Exercise prompt:
List all lines of the data containing the word "document".

Data shown:
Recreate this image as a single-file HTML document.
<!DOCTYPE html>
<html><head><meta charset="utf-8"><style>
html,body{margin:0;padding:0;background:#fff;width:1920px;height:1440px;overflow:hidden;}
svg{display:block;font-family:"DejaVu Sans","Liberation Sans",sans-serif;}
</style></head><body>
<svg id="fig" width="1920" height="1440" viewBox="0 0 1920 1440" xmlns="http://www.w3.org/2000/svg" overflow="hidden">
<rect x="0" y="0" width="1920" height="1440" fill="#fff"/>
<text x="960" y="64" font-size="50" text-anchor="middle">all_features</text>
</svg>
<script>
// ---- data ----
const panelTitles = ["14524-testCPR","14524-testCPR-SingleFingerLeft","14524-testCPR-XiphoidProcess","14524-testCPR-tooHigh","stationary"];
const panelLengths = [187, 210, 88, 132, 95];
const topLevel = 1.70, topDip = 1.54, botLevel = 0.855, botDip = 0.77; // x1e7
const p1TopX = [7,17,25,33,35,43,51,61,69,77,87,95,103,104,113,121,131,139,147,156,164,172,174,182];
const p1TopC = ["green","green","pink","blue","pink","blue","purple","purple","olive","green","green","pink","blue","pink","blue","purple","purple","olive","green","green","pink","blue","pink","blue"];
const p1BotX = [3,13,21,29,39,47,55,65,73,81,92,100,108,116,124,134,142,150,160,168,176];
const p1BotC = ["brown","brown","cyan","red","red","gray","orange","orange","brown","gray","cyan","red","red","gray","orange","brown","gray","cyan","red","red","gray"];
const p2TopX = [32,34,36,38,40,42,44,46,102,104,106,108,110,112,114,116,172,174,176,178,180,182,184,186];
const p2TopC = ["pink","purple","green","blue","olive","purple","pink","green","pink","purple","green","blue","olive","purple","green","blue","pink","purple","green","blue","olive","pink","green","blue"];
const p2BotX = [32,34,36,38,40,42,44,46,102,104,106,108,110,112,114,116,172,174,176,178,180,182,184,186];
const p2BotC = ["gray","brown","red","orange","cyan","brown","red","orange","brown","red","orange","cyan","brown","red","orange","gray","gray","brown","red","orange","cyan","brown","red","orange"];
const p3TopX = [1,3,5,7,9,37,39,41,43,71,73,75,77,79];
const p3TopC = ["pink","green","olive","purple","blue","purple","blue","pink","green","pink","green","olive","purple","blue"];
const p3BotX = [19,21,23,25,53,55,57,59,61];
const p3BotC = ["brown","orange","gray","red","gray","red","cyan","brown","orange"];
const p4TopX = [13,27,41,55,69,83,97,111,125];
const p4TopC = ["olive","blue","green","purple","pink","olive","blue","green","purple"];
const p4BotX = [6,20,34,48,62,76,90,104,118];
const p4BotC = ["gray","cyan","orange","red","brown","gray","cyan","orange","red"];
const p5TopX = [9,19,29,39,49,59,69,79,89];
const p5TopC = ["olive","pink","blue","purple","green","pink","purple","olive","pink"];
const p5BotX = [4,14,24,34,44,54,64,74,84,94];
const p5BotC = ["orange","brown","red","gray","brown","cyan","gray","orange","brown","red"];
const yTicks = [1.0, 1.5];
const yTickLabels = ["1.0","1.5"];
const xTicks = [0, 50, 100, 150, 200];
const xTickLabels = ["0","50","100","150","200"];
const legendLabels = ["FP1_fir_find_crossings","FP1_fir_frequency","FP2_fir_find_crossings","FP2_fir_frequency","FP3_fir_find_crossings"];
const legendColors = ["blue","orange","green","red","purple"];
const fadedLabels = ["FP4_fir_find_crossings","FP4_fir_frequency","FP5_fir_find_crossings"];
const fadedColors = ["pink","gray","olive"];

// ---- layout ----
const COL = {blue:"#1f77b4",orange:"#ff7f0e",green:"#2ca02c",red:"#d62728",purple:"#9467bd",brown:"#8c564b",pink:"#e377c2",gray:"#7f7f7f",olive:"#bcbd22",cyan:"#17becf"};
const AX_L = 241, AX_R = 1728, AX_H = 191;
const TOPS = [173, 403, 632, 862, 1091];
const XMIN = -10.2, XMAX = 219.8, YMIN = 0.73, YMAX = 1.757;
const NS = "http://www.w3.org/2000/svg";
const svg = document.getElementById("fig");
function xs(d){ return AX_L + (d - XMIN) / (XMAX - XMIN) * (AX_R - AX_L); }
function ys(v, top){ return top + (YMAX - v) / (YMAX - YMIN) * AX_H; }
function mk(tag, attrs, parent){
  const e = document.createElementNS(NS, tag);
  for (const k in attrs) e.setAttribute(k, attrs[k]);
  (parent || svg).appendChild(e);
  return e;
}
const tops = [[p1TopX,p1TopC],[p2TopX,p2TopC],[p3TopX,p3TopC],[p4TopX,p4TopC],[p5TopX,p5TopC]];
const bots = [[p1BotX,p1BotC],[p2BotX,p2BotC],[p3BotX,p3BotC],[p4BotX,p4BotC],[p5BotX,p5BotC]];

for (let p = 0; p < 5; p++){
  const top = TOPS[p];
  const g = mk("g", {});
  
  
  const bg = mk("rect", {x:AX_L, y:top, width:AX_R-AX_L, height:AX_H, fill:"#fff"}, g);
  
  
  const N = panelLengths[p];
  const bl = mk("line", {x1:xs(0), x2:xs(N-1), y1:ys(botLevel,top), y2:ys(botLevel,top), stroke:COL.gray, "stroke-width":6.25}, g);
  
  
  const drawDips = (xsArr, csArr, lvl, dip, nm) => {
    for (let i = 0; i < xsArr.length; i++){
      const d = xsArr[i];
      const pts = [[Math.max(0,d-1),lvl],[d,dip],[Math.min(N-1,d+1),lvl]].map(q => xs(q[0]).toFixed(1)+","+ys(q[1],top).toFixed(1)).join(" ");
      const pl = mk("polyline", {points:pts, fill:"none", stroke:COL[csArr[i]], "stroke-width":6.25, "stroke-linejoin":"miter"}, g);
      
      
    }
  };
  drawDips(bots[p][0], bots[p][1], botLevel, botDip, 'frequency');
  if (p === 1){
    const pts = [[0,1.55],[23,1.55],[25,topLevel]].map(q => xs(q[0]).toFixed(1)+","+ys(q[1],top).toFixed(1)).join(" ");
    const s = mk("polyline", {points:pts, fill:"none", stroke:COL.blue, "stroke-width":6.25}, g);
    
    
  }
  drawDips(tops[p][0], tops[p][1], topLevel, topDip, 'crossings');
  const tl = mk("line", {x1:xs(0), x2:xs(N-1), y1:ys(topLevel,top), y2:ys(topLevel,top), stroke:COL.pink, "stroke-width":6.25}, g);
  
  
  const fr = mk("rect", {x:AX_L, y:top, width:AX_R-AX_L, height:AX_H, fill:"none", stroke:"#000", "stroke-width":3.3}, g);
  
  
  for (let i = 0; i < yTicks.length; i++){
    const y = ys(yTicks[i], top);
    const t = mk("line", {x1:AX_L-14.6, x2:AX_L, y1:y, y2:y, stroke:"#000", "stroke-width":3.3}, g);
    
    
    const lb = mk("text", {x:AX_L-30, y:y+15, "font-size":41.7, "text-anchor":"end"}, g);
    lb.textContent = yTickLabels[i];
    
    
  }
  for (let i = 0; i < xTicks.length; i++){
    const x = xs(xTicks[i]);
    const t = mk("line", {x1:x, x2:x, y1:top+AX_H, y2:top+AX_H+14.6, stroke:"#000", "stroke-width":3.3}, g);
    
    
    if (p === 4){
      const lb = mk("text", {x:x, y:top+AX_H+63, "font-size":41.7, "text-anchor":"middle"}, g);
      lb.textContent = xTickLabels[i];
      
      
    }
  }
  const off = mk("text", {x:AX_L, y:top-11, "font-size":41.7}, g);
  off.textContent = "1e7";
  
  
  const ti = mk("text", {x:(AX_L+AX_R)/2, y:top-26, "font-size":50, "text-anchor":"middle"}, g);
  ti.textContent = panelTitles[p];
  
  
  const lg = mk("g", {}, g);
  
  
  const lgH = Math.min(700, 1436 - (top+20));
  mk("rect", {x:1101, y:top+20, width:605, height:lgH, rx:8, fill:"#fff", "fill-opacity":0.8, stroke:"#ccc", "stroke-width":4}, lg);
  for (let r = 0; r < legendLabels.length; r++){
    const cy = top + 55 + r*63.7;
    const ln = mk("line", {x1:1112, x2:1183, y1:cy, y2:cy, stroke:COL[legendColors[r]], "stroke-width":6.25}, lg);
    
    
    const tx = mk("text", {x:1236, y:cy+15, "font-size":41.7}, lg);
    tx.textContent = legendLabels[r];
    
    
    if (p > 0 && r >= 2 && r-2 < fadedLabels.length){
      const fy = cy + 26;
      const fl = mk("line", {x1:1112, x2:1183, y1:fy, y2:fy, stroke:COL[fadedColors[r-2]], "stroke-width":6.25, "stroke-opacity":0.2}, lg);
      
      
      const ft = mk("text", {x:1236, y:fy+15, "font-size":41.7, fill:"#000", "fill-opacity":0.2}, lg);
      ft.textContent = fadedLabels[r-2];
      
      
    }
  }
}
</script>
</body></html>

Solution:
Recreate this image as a single-file HTML document.
const svg = document.getElementById("fig");
  const e = document.createElementNS(NS, tag);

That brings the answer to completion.